O Amigo Dedicado: A Ilusão de Promessas Vazias


A vida é, de fato, cruel quando se pratica a bondade em meio à ingratidão. É como plantar em solo infértil; ainda que a expectativa seja de exuberantes flores ao final, nada nascerá das rachaduras ressecadas e esquecidas pela chuva primaveril. Oscar Wilde soube ilustrar esta problemática em seu conto, fazendo-nos refletir a respeito da amizade lesiva, quando o lado mais forte tira proveito do mais fraco.

O Amigo Dedicado é uma fonte de reflexão social, e, ainda que escrito há mais de cem anos, nos mostra de forma atual como seres maliciosos e egoístas conseguem crescer às custas da ingenuidade e inocência dos que não semeiam rancor em seus corações. Hans, tido como protagonista, só queria cuidar do seu jardim com amor, cultivando as flores mais belas com todo sentimento que tinha dentro de si. O pobre homem conseguia tirar da terra o seu sustendo durante o verão, a primavera e o outono. Contudo, o inverno se fazia muito rigoroso para ele, tendo de enfrentar momentos muito difíceis de fome e frio.

O moleiro que morava nas redondezas, homem de muitas poses e bens, vez ou outra fazia uma visita nada amistosa ao pobre jardineiro, pedindo suas flores em troca de promessas vazias e ilusórias. Uma delas foi dar-lhe o velho carrinho de mão em troca de incontáveis favores — cada um mais pesado que o outro, como consertar o telhado do moinho e apascentar o rebanho das ovelhas.

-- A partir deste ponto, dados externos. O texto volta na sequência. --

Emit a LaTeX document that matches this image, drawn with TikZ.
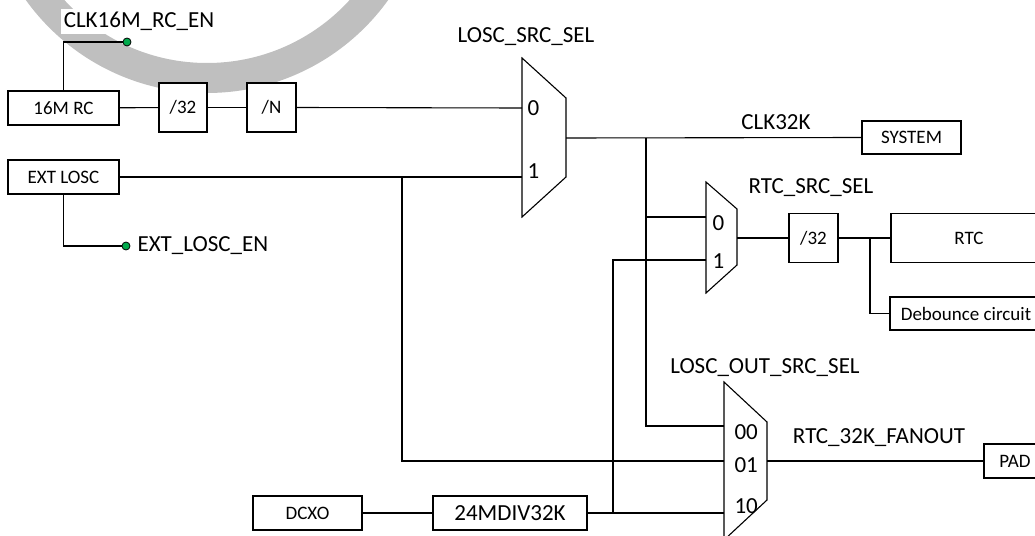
\documentclass[tikz,border=0pt]{standalone}
\usepackage{fontspec}
\setmainfont{Carlito}
\usetikzlibrary{positioning}
\definecolor{engreen}{RGB}{0,170,75}

\begin{document}
\begin{tikzpicture}[x=1pt,y=-1pt,line width=1.1pt,
  blk/.style={draw,fill=white,inner sep=0pt,font=\fontsize{19}{22}\selectfont},
  lbl/.style={inner sep=0pt,anchor=base,font=\fontsize{23}{27}\selectfont},
  pin/.style={inner sep=0pt,anchor=base west,font=\fontsize{23}{27}\selectfont},
  en/.style={circle,draw,line width=0.8pt,fill=engreen,inner sep=0pt,minimum size=8pt}]
  \useasboundingbox (0,0) rectangle (1035,535);
  % watermark
  \draw[black!25,line width=30pt] (207,-130) circle[radius=208];
  % blocks
  \node[blk,minimum width=111pt,minimum height=34pt] (rc) at (63.5,108) {16M RC};
  \node[blk,minimum width=48pt,minimum height=49pt] (divA) at (183,107.5) {/32};
  \node[blk,minimum width=49pt,minimum height=49pt] (divN) at (271.5,107.5) {/N};
  \node[blk,minimum width=111pt,minimum height=34pt] (ext) at (63.5,177) {EXT LOSC};
  \node[blk,minimum width=99pt,minimum height=33pt] (sys) at (911.5,137.5) {SYSTEM};
  \node[blk,minimum width=49pt,minimum height=49pt] (divB) at (813.5,238) {/32};
  \node[blk,minimum width=156pt,minimum height=49pt] (rtc) at (969,238) {RTC};
  \node[blk,minimum width=152pt,minimum height=33pt] (deb) at (966,313.5) {Debounce circuit};
  \node[blk,minimum width=62pt,minimum height=34pt] (pad) at (1015,461) {PAD};
  \node[blk,minimum width=109pt,minimum height=34pt] (dcxo) at (307.5,513) {DCXO};
  \node[blk,minimum width=154pt,minimum height=34pt,font=\fontsize{23}{27}\selectfont] (div24) at (510,513) {24MDIV32K};
  % muxes
  \draw (522,58) -- (566,98) -- (566,177) -- (522,217) -- cycle;
  \draw (706,182) -- (737,209) -- (737,265) -- (706,293) -- cycle;
  \draw (724,382) -- (767,422) -- (767,500) -- (724,540) -- cycle;
  \coordinate (m1a) at (522,108); \coordinate (m1b) at (522,177); \coordinate (m1o) at (566,138);
  \coordinate (m2a) at (706,217); \coordinate (m2b) at (706,260); \coordinate (m2o) at (737,238);
  \coordinate (m3a) at (724,426); \coordinate (m3b) at (724,461); \coordinate (m3c) at (724,513);
  \coordinate (m3o) at (767,461);
  \node[pin] (p10) at (527,115) {0};
  \node[pin] (p11) at (527,178) {1};
  \node[pin] (p20) at (712,230) {0};
  \node[pin] (p21) at (712,268) {1};
  \node[pin] (p300) at (734,439) {00};
  \node[pin] (p301) at (734,472) {01};
  \node[pin] (p310) at (734,513) {10};
  % enables
  \node[en] (rcen) at (127,42) {};
  \node[en] (exten) at (126,246) {};
  \node[lbl,fill=white,inner sep=3pt] (rcenl) at (139,28) {CLK16M\_RC\_EN};
  \node[pin,anchor=west] (extenl) at (137,246) {EXT\_LOSC\_EN};
  \draw (rc.north) |- (rcen);
  \draw (ext.south) |- (exten);
  % labels
  \node[lbl] (s1) at (526,42) {LOSC\_SRC\_SEL};
  \node[lbl] (ck) at (776,129) {CLK32K};
  \node[lbl] (s2) at (811,193) {RTC\_SRC\_SEL};
  \node[lbl] (s3) at (765,373) {LOSC\_OUT\_SRC\_SEL};
  \node[lbl] (fo) at (879,443) {RTC\_32K\_FANOUT};
  % wires
  \draw (rc) -- (divA);
  \draw (divA) -- (divN);
  \draw (divN.east) -- (m1a);
  \draw (ext.east) -- (m1b);
  \draw (m1o) -- (sys.west);
  \coordinate (jA) at (646,138);
  \draw (jA) |- (m3a);
  \draw (jA |- m2a) -- (m2a);
  \draw (m2o) -- (divB.west);
  \draw (divB) -- (rtc);
  \coordinate (jD) at (870,238);
  \draw (jD) |- (deb.west);
  \coordinate (jB) at (402,177);
  \draw (jB) |- (m3b);
  \draw (dcxo) -- (div24);
  \draw (div24.east) -- (m3c);
  \coordinate (jC) at (613,513);
  \draw (jC) |- (m2b);
  \draw (m3o) -- (pad.west);
\end{tikzpicture}
\end{document}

Hans precisava do carrinho de mão e fazia tudo de bom grado, nunca esperando-o em troca de seus serviços. Via o moleiro como seu amigo. E a cada trabalho realizado, o rico homem o pedia mais e mais, a ponto de deixar o jardim esquecido pela falta de tempo do jardineiro. 


Em uma noite de forte temporal, o filho do moleiro adoeceu e o homem correu à casa de Hans pedindo-lhe que fosse chamar um médico às pressas. Nem sequer a lamparina ele o emprestou. Hans saiu sozinho no escuro até onde o doutor morava para avisá-lo sobre a enfermidade do menino. O médico então subiu no cavalo e partiu em direção à residência do moleiro. Hans ficou lá, sozinho, tendo de enfrentar a noite fria e chuvosa na mais densa escuridão. Foi retornando para sua casa que o jardineiro caiu de um penhasco e morreu afogado em um lago de águas barrentas. Apenas na manhã seguinte seu corpo foi descoberto. Nem em seu velório o moleiro deixou de contar vantagens sobre seus feitos, afirmando ter perdido o melhor amigo. 

Isso nos faz refletir sobre como alguns são extremamente corroídos por seus egos fortificados, tornando-se donos da verdade e do bem. O moleiro prometia de tudo a Hans e nada cumpria. Iludia-o até deixá-lo em êxtase para poder cobrar favores sem nada ter que pegar. Era manipulador até para pegar as lindas flores que o jardineiro plantava com tanto carinho. 

Apesar do trágico final, ao menos Hans morreu com o coração leve e puro, livre dos pesos mundanos que nos consome. Em contrapartida, o moleiro continuou vivo na busca incansável de aumentar sua fortuna, cada vez mais se sufocando no veneno de sua vaidade e egoísmo.